Autour de l’annonce - Objectif Soins & Management n° 241 du 01/12/2015 | Espace Infirmier
 

Objectif Soins n° 241 du 01/12/2015

 

Actualités

Olivier Blanchard  

Congrès Lors du deuxième congrès de la médecine de la personne, organisé par l’Observatoire francophone de la médecine de la personne, qui s’est tenu à Poitiers (Vienne) les 20 et 21 novembre, des soignants ont croisé leur vécu sur le moment singulier de “l’annonce” au patient.

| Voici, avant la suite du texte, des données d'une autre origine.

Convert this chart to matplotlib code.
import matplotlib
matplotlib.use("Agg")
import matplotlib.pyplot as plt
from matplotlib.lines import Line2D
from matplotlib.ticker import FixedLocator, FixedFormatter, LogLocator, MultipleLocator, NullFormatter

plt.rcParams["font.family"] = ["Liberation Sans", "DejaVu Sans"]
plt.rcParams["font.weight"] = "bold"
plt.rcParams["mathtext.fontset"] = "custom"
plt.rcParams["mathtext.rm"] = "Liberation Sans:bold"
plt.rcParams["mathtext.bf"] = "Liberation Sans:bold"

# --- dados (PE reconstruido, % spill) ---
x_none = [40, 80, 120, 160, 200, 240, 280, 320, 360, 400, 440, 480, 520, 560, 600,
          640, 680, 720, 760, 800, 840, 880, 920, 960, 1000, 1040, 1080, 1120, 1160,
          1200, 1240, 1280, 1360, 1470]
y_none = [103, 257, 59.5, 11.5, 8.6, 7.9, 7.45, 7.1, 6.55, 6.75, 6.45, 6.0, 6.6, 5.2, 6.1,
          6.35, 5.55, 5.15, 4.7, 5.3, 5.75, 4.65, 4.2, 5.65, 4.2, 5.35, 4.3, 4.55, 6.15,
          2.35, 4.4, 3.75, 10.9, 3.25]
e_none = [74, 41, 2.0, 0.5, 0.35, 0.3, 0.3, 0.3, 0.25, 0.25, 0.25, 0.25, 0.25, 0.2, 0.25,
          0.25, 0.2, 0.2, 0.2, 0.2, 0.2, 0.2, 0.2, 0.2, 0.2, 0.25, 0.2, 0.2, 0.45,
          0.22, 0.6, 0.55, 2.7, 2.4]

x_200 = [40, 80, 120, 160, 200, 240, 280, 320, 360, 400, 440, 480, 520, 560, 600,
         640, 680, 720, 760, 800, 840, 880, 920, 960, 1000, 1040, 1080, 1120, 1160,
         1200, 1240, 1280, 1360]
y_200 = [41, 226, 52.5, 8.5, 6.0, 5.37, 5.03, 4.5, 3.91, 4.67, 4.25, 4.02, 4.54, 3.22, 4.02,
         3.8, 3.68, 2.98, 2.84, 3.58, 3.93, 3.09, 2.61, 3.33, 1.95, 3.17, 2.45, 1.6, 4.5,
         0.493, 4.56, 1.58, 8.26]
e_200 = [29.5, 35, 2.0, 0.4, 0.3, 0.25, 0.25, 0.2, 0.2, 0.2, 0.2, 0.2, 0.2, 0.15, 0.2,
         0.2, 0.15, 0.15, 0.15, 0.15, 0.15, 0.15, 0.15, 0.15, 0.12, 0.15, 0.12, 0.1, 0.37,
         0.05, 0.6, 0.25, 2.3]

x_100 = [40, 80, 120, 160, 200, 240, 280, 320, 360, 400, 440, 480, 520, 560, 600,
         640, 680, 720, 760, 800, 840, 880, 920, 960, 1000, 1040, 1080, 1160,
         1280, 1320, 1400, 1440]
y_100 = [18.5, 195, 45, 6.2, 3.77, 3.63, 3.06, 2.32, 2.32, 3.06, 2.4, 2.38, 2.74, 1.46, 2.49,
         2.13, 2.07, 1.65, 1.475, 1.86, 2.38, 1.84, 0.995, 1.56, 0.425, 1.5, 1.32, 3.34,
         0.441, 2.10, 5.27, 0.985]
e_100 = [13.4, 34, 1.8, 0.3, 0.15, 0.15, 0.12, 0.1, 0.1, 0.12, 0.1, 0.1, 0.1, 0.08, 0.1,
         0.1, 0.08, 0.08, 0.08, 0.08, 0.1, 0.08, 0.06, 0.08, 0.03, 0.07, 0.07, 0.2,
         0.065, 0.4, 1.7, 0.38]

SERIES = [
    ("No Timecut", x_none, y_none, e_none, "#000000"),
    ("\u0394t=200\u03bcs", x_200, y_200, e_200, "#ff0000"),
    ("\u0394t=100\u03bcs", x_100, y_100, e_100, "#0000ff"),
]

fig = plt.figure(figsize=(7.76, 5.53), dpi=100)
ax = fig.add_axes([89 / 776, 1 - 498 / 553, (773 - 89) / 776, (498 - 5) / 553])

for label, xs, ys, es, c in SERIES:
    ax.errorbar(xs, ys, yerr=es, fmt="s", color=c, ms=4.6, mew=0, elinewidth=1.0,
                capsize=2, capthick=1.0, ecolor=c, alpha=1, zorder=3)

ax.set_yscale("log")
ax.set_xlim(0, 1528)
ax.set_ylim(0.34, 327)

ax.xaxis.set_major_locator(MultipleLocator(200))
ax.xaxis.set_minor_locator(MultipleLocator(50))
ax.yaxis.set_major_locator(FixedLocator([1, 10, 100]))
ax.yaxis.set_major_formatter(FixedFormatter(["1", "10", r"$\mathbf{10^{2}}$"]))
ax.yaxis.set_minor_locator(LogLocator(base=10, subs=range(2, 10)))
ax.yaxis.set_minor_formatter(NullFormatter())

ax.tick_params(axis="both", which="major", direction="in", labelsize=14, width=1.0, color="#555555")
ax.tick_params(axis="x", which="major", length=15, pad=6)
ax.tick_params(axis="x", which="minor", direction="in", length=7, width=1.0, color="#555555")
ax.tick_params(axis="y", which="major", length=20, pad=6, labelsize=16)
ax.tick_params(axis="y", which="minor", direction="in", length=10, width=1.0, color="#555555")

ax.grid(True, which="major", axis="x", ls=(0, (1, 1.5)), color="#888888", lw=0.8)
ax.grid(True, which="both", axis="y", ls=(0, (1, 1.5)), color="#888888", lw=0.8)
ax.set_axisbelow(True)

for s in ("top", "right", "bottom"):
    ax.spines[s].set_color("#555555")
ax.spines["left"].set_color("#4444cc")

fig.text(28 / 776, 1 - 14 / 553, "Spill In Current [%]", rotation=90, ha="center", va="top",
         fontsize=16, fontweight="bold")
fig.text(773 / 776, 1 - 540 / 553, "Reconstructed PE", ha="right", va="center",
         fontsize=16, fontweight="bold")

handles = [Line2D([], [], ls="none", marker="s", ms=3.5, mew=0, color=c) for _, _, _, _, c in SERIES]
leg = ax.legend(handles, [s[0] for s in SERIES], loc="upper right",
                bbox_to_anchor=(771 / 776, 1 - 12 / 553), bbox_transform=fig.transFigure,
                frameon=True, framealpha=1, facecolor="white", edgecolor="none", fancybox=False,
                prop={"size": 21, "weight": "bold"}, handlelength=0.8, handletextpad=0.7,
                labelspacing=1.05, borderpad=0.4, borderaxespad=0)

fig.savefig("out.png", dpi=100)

Pendant une pathologie, les annonces sont multiples, note en premier le médecin généraliste Eloi Piketty. En prenant l’exemple d’un de ses patients qui découvre qu’il est atteint du VIH, il décompte ainsi sept annonces qui se sont succédé depuis celle de la pathologie au patient, celle de la pathologie à ses proches… jusqu’à l’annonce des conséquences de cette pathologie dans la vie privée du patient. L’annonce circule donc dans les deux sens : du soignant au patient (le diagnostic…) ou du patient au soignant (un choix thérapeutique ou un changement de vie personnelle). Mais le Dr Piketty note aussi que la plupart de ces annonces n’en sont pas vraiment. Pour illustrer son propos, il passe alors une série de photos, prises dans les hôpitaux ou dans des salles d’attente, qui montrent que l’espace où se retrouve le patient, par son simple balisage (“oncologie”, “hématologie”…) ou par les messages de prévention et de conseil qui y sont exposés (“vivre avec un cancer”…), est déjà en soi extrêmement clair. Au risque même de faire l’humour noir comme lorsqu’un panneau indique dans la même direction la pharmacie… et les chambres mortuaires.

Se taire pour annoncer

Le Dr Laurent Montaz, chef du service de soins palliatifs au CHU de Poitiers, se demande, lui, si “parler” est suffisant pour “annoncer”. Car, en plus de parler, cela demande de réconforter, d’écouter, d’échanger et donc paradoxalement… de savoir se taire. Il conseille aussi de faire les annonces avec plusieurs professionnels pour éviter de répéter un diagnostic plusieurs fois mais aussi pour qu’un consensus se fasse autour de ce qui a été dit et de quelle manière. Annoncer est donc primordial car c’est commencer à traiter, à dire au patient qu’on ne l’abandonne pas. Ce serait comme transformer le soignant en guide de haute montagne pour aider le patient à passer les étapes périlleuses de sa pathologie, mais un guide qui collabore et accepte que ce soit aussi le patient qui choisisse parfois son chemin.

Fin de vie

Lors de ce congrès, le député-maire de Poitiers, Alain Claeys, est venu présenter le projet de loi sur la fin de vie qu’il a écrit avec Jean Leonetti et qu’il défend actuellement au parlement. Lors des consultations qui ont précédé le travail sur cette loi, le député dit avoir vu émerger deux questions prioritaires de la part du grand public : il veut être entendu sur le choix de sa fin de vie et il souhaite une fin de vie apaisée. La loi a donc été rédigée dans ce sens, pour donner de nouveaux droits aux patients, mais sans priver les médecins de leurs prérogatives. Le texte de loi s’articulerait donc autour de deux idées essentielles : la première est de donner un cadre légal à des directives anticipées contraignantes, formulées soit par le patient, soit par une personne de confiance. La deuxième est de rendre possible la sédation profonde et continue jusqu’au décès, sur demande du patient, lorsque le pronostic vital est engagé, que la prolongation de la vie est inutile ou que la douleur est réfractaire au traitement. Cette mesure pourra s’accompagner aussi d’un arrêt de tout traitement de survie en accord avec les précédentes lois Kouchner de 2002. « Ce texte est à la fois simple et compliqué, et je sais aussi qu’il ne va pas clore le débat entre faire mourir et laisser mourir. Mais je pense qu’il faut franchir cette étape », conclut Alain Claeys.